== DATASET CONTENT
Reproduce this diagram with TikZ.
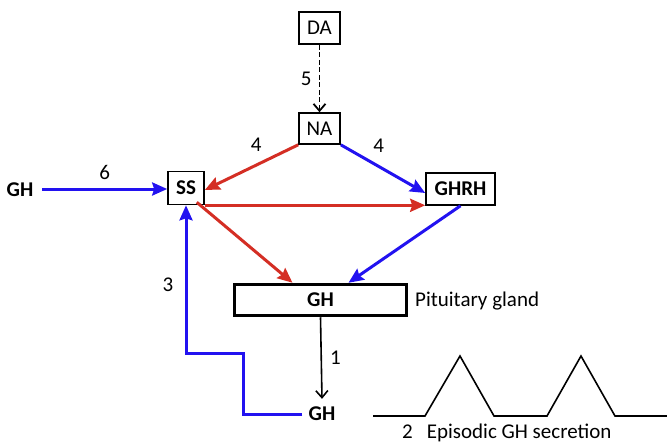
\documentclass[tikz,border=0pt]{standalone}
\usepackage{fontspec}
\setmainfont{Carlito}
\usetikzlibrary{arrows.meta,calc}
\definecolor{myred}{RGB}{212,46,36}
\definecolor{myblue}{RGB}{34,18,240}
\tikzset{
  box/.style={draw=black,line width=1.6pt,fill=white,inner sep=0pt,font=\fontsize{21}{24}\selectfont},
  lbl/.style={font=\fontsize{21}{24}\selectfont,inner sep=0pt},
  bl/.style={font=\fontsize{21}{24}\selectfont\bfseries,inner sep=0pt},
  redarr/.style={draw=myred,line width=3pt,-{Stealth[length=15pt,width=13pt,inset=2pt]}},
  bluearr/.style={draw=myblue,line width=3pt,-{Stealth[length=15pt,width=13pt,inset=2pt]}},
  blackarr/.style={draw=black,line width=1.6pt,-{Straight Barb[length=7pt,width=12pt]}},
}
\begin{document}
\begin{tikzpicture}[x=1pt,y=-1pt]
\useasboundingbox (0,0) rectangle (667,444);
\node[box,minimum width=41pt,minimum height=32pt] (DA) at (319.5,28) {DA};
\node[box,minimum width=41pt,minimum height=31pt] (NA) at (319.5,128.5) {NA};
\node[box,minimum width=36pt,minimum height=33pt,font=\fontsize{21}{24}\selectfont\bfseries] (SS) at (186,188) {SS};
\node[box,minimum width=69pt,minimum height=32pt,font=\fontsize{21}{24}\selectfont\bfseries] (GHRH) at (460.5,189) {GHRH};
\node[box,line width=3.5pt,minimum width=172pt,minimum height=31pt,font=\fontsize{21}{24}\selectfont\bfseries] (GH) at (320.5,300) {GH};
\node[lbl,anchor=west] (pit) at (415,301) {Pituitary gland};
\node[bl] (ghl) at (20,190) {GH};
\node[bl] (gh2) at (322,414) {GH};
\node[lbl,anchor=west] (epi) at (402,433) {2\hspace{14pt}Episodic GH secretion};
% connectors
\draw[blackarr,line width=1.8pt,dash pattern=on 5pt off 2.5pt] (DA.south) -- (NA.north) node[lbl,midway,left=7pt] {5};
\draw[redarr] (NA.south west) -- ([yshift=-2pt]SS.east) node[lbl,pos=0.45,above=12pt] {4};
\draw[bluearr] (NA.south east) -- ([yshift=-4pt]GHRH.west) node[lbl,pos=0.45,above=12pt] {4};
\draw[bluearr] (42,189) -- (SS.west |- 0,189) node[lbl,midway,above=8pt] {6};
\draw[redarr] (SS.south east) -- (SS.south east -| GHRH.west);
\draw[redarr] ([xshift=-8pt,yshift=3pt]SS.south east) -- ([xshift=-28pt]GH.north);
\draw[bluearr] (GHRH.south) -- ([xshift=28pt]GH.north);
\draw[blackarr] (GH.south) -- ([yshift=8pt]gh2.north) node[lbl,midway,right=8pt] {1};
\draw[bluearr,line join=miter] ([xshift=-6pt]gh2.west) -| (243,353) -| (SS.south);
\node[lbl] (three) at (168,285) {3};
% waveform
\draw[line width=1.6pt,line join=miter] (373,416) -- (425,416) -- (460,356) -- (494,416) -- (547,416) -- (581,356) -- (615,416) -- (667,416);
\end{tikzpicture}
\end{document}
====
§ SHORT EXERCISE
Omit the pictures, then quote the rest of the material above exactly.

§ FINAL ANSWER
Reproduce this diagram with TikZ.
\documentclass[tikz,border=0pt]{standalone}
\usepackage{fontspec}
\setmainfont{Carlito}
\usetikzlibrary{arrows.meta,calc}
\definecolor{myred}{RGB}{212,46,36}
\definecolor{myblue}{RGB}{34,18,240}
\tikzset{
  box/.style={draw=black,line width=1.6pt,fill=white,inner sep=0pt,font=\fontsize{21}{24}\selectfont},
  lbl/.style={font=\fontsize{21}{24}\selectfont,inner sep=0pt},
  bl/.style={font=\fontsize{21}{24}\selectfont\bfseries,inner sep=0pt},
  redarr/.style={draw=myred,line width=3pt,-{Stealth[length=15pt,width=13pt,inset=2pt]}},
  bluearr/.style={draw=myblue,line width=3pt,-{Stealth[length=15pt,width=13pt,inset=2pt]}},
  blackarr/.style={draw=black,line width=1.6pt,-{Straight Barb[length=7pt,width=12pt]}},
}
\begin{document}
\begin{tikzpicture}[x=1pt,y=-1pt]
\useasboundingbox (0,0) rectangle (667,444);
\node[box,minimum width=41pt,minimum height=32pt] (DA) at (319.5,28) {DA};
\node[box,minimum width=41pt,minimum height=31pt] (NA) at (319.5,128.5) {NA};
\node[box,minimum width=36pt,minimum height=33pt,font=\fontsize{21}{24}\selectfont\bfseries] (SS) at (186,188) {SS};
\node[box,minimum width=69pt,minimum height=32pt,font=\fontsize{21}{24}\selectfont\bfseries] (GHRH) at (460.5,189) {GHRH};
\node[box,line width=3.5pt,minimum width=172pt,minimum height=31pt,font=\fontsize{21}{24}\selectfont\bfseries] (GH) at (320.5,300) {GH};
\node[lbl,anchor=west] (pit) at (415,301) {Pituitary gland};
\node[bl] (ghl) at (20,190) {GH};
\node[bl] (gh2) at (322,414) {GH};
\node[lbl,anchor=west] (epi) at (402,433) {2\hspace{14pt}Episodic GH secretion};
% connectors
\draw[blackarr,line width=1.8pt,dash pattern=on 5pt off 2.5pt] (DA.south) -- (NA.north) node[lbl,midway,left=7pt] {5};
\draw[redarr] (NA.south west) -- ([yshift=-2pt]SS.east) node[lbl,pos=0.45,above=12pt] {4};
\draw[bluearr] (NA.south east) -- ([yshift=-4pt]GHRH.west) node[lbl,pos=0.45,above=12pt] {4};
\draw[bluearr] (42,189) -- (SS.west |- 0,189) node[lbl,midway,above=8pt] {6};
\draw[redarr] (SS.south east) -- (SS.south east -| GHRH.west);
\draw[redarr] ([xshift=-8pt,yshift=3pt]SS.south east) -- ([xshift=-28pt]GH.north);
\draw[bluearr] (GHRH.south) -- ([xshift=28pt]GH.north);
\draw[blackarr] (GH.south) -- ([yshift=8pt]gh2.north) node[lbl,midway,right=8pt] {1};
\draw[bluearr,line join=miter] ([xshift=-6pt]gh2.west) -| (243,353) -| (SS.south);
\node[lbl] (three) at (168,285) {3};
% waveform
\draw[line width=1.6pt,line join=miter] (373,416) -- (425,416) -- (460,356) -- (494,416) -- (547,416) -- (581,356) -- (615,416) -- (667,416);
\end{tikzpicture}
\end{document}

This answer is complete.